Kit Jukes, of Warburg Securities, said: 'There's nobody else left to attack, the system is home free for now.' Spain promised a 1.5 per cent cut in key interest rates today as analysts agreed that both currencies could now survive if the Spanish recession does not deepen significantly.

Worries that Denmark's referendum on the Maastricht treaty on 18 May could deliver a new blow to the ERM have subsided in the wake of polls pointing to a 'yes' vote.

The peseta last night recovered to 75.70 to the mark from a low of 76.80 and against 73.47 on Wednesday, while the escudo, which opened yesterday at 93.20 to the mark, ended at 95 to the mark after the announcement. At one point yesterday, it traded at 98.25 to the mark. But other currencies were largely unaffected, with the French franc remaining stable after the Bank of France cut its leading intervention rate by a quarter of a percentage point to 8 per cent.

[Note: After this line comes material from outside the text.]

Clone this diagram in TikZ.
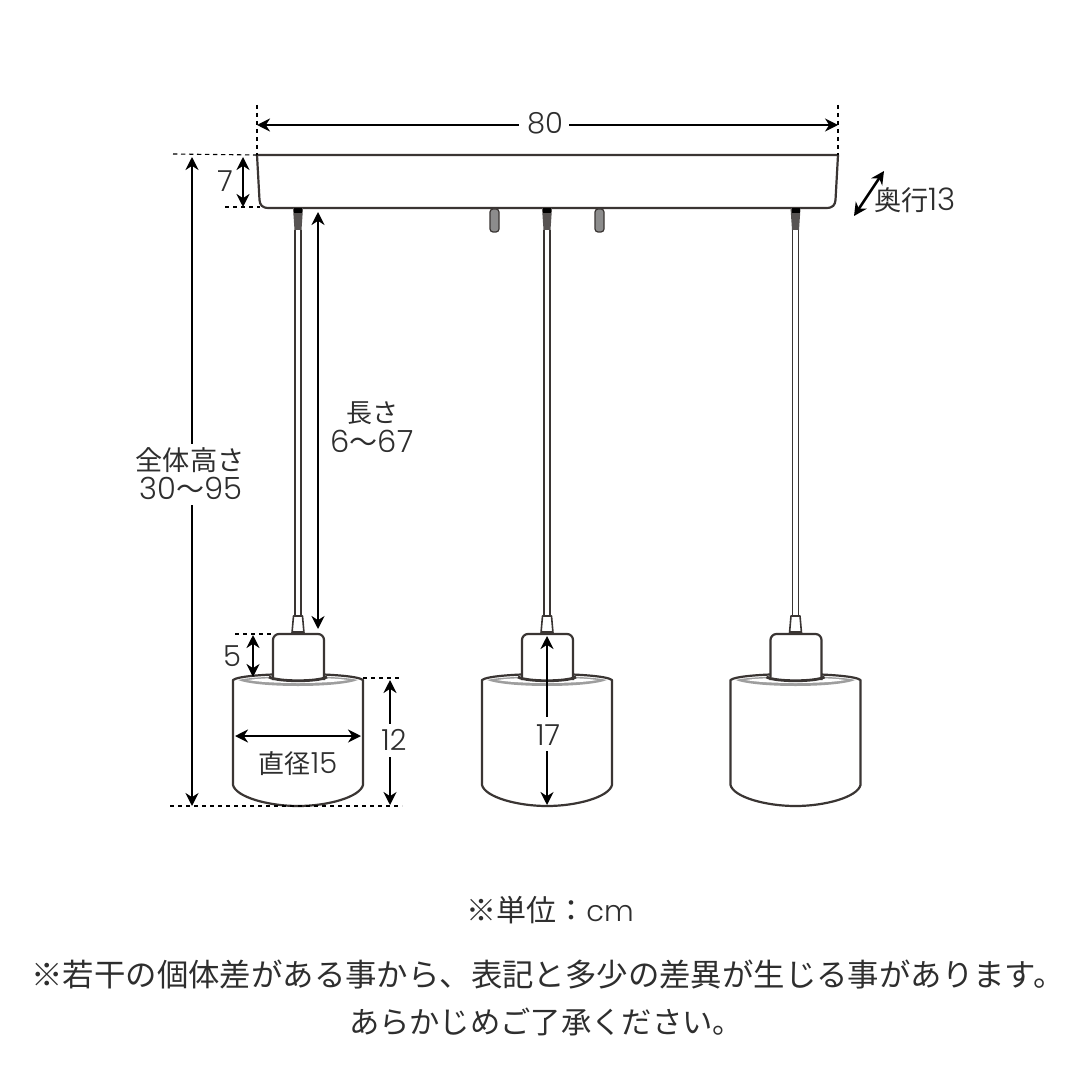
\documentclass[tikz,border=0pt]{standalone}
\usepackage{fontspec}
\setmainfont{Poppins Light}[BoldFont=Poppins]
\newfontfamily\jp{Noto Sans CJK JP}[Scale=1]
\newcommand{\dig}[1]{{\fontsize{14.5pt}{16pt}\rmfamily #1}}
\newcommand{\digb}[1]{{\fontsize{15.5pt}{16pt}\rmfamily #1}}
\usetikzlibrary{arrows.meta}
\definecolor{ink}{HTML}{3A3533}
\definecolor{txt}{HTML}{2E2E2E}
\tikzset{
  outline/.style={draw=ink,line width=1.1pt,fill=white,line join=round},
  thin outline/.style={draw=ink,line width=.8pt},
  dim/.style={draw=black,line width=1.3pt,{Stealth[length=6.5pt,width=6.5pt]}-{Stealth[length=6.5pt,width=6.5pt]}},
  dimstart/.style={draw=black,line width=1.3pt,{Stealth[length=6.5pt,width=6.5pt]}-},
  dimend/.style={draw=black,line width=1.3pt,-{Stealth[length=6.5pt,width=6.5pt]}},
  guide/.style={draw=black,line width=.55pt,dash pattern=on 2.2pt off 1.8pt},
  label/.style={inner sep=0pt,text=txt,font=\fontsize{14.5pt}{16pt}\selectfont,align=center},
  biglabel/.style={inner sep=0pt,text=txt,font=\fontsize{15.3pt}{16pt}\selectfont,align=center},
  jlabel/.style={inner sep=0pt,text=txt,font=\jp\fontsize{13pt}{14pt}\selectfont,align=center},
  note/.style={inner sep=0pt,text=txt,font=\jp\fontsize{15pt}{16pt}\selectfont},
  lamp/.pic={
    % cord fitting at the canopy
    \fill[ink!85] (-5,208) -- (5,208) -- (3.5,230) -- (-3.5,230) -- cycle;
    \fill[black] (-4,208) rectangle (4,213);
    \draw[thin outline] (-3,230) -- (-3,616) (3,230) -- (3,616);
    % shade
    \draw[outline] (-65,680) -- (-65,785) .. controls (-62,797) and (-30,806) .. (0,806)
      .. controls (30,806) and (62,797) .. (65,785) -- (65,680)
      .. controls (60,676) and (30,674) .. (0,674) .. controls (-30,674) and (-60,676) .. (-65,680) -- cycle;
    \fill[black!38] (-60,680) .. controls (-40,675) and (40,675) .. (60,680)
      .. controls (40,688) and (-40,688) .. (-60,680) -- cycle;
    \fill[white] (-50,680) .. controls (-30,677) and (30,677) .. (50,680)
      .. controls (30,684) and (-30,684) .. (-50,680) -- cycle;
    % cap
    \draw[outline,rounded corners=3pt] (-25,680) -- (-25,634) -- (26,634) -- (26,680);
    \draw[draw=ink,line width=1.4pt,fill=white] (-29,677) .. controls (-20,682) and (20,682) .. (29,677);
    % strain relief
    \draw[outline,line width=.8pt] (-6,633) -- (-4.5,616) -- (4.5,616) -- (6,633) -- cycle;
    \fill[ink] (-6,631) rectangle (6,634);
  }
}
\begin{document}
\begin{tikzpicture}[x=.5pt,y=-.5pt]
\useasboundingbox (0,0) rectangle (1080,1080);
\fill[white] (0,0) rectangle (1080,1080);

% named anchor points
\coordinate (canL) at (257,155);
\coordinate (canR) at (838,155);
\coordinate (gTopL) at (257,105);
\coordinate (gTopR) at (838,105);

% canopy
\draw[outline] (canL) -- (canR) -- (835.5,200) .. controls (835,205) and (833,208) .. (826,208)
  -- (269,208) .. controls (262,208) and (260,205) .. (259.5,200) -- cycle;

% pegs
\draw[draw=ink,line width=.6pt,fill=black!45,rounded corners=1.5pt] (490,209) rectangle (499,232);
\draw[draw=ink,line width=.6pt,fill=black!45,rounded corners=1.5pt] (595,209) rectangle (604,232);

% lamps
\pic at (298,0) {lamp};
\pic at (547,0) {lamp};
\pic at (795.5,0) {lamp};

% guides
\draw[guide] (gTopL) -- (canL);
\draw[guide] (gTopR) -- (canR);
\coordinate (g1a) at (173,154); \draw[guide] (g1a) -- (canL);
\coordinate (g2a) at (225,207); \coordinate (g2b) at (260,207); \draw[guide] (g2a) -- (g2b);
\coordinate (g3a) at (235,634); \coordinate (g3b) at (273,634); \draw[guide] (g3a) -- (g3b);
\coordinate (g4a) at (363,678); \coordinate (g4b) at (402,678); \draw[guide] (g4a) -- (g4b);
\coordinate (g5a) at (170,806); \coordinate (g5b) at (402,806); \draw[guide] (g5a) -- (g5b);

% width 80
\node[label] (n80) at (545,123) {80};
\coordinate (a80l) at (257,125); \coordinate (a80r) at (838,125);
\coordinate (a80m1) at (519,125); \coordinate (a80m2) at (569,125);
\draw[dimstart] (a80l) -- (a80m1);
\draw[dimend] (a80m2) -- (a80r);

% 7
\node[label] (n7) at (225,181) {7};
\coordinate (a7t) at (243,157); \coordinate (a7b) at (243,207);
\draw[dim] (a7t) -- (a7b);

% depth
\node[jlabel,anchor=west,font=\jp\fontsize{13.6pt}{14pt}\selectfont] (ndepth) at (874,200) {奥行\digb{13}};
\coordinate (adl) at (854,216); \coordinate (adr) at (884,171);
\draw[dim] (adl) -- (adr);

% overall height
\node[jlabel,font=\jp\fontsize{13.6pt}{14pt}\selectfont] (nh1) at (190,460) {全体高さ};
\node[biglabel] (nh2) at (191,488) {30{\jp\fontsize{14pt}{14pt}\selectfont 〜}95};
\coordinate (aht) at (192,157); \coordinate (ahb) at (192,806);
\coordinate (ahm1) at (192,444); \coordinate (ahm2) at (192,505);
\draw[dimstart] (aht) -- (ahm1);
\draw[dimend] (ahm2) -- (ahb);

% cord length
\node[jlabel] (nl1) at (372,413) {長さ};
\node[biglabel] (nl2) at (372,441) {6{\jp\fontsize{14pt}{14pt}\selectfont 〜}67};
\coordinate (alt) at (318,212); \coordinate (alb) at (318,629);
\draw[dim] (alt) -- (alb);

% 5
\node[label] (n5) at (232,656) {5};
\coordinate (a5t) at (253,635); \coordinate (a5b) at (253,677);
\draw[dim] (a5t) -- (a5b);

% diameter
\node[jlabel] (nd) at (298,764) {直径\dig{15}};
\coordinate (adiaL) at (235,736); \coordinate (adiaR) at (361,736);
\draw[dim] (adiaL) -- (adiaR);

% 12
\node[label] (n12) at (394,740) {12};
\coordinate (a12t) at (390,680); \coordinate (a12b) at (390,805);
\coordinate (a12m1) at (390,724); \coordinate (a12m2) at (390,757);
\draw[dimstart] (a12t) -- (a12m1);
\draw[dimend] (a12m2) -- (a12b);

% 17
\node[label] (n17) at (548,735) {17};
\coordinate (a17t) at (547,636); \coordinate (a17b) at (547,805);
\coordinate (a17m1) at (547,717); \coordinate (a17m2) at (547,751);
\draw[dimstart] (a17t) -- (a17m1);
\draw[dimend] (a17m2) -- (a17b);

% notes
\node[note] (un) at (550,910) {※単位：\dig{cm}};
\node[note,font=\jp\fontsize{15.7pt}{16pt}\selectfont] (l1) at (548,975) {※若干の個体差がある事から、表記と多少の差異が生じる事があります。};
\node[note,font=\jp\fontsize{15.15pt}{16pt}\selectfont] (l2) at (546,1022) {あらかじめご了承ください。};
\end{tikzpicture}
\end{document}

Elsewhere financial markets were dominated by a dollars 10 surge in gold prices to a 17-month high of dollars 367 an ounce in London. Soaring gold prices were driven by frantic commodity- fund buying in New York gold futures late on Wednesday. Analysts believe the price can go higher, but technical-chart watchers said that the rally might stumble at about dollars 370, a price not seen since late 1991.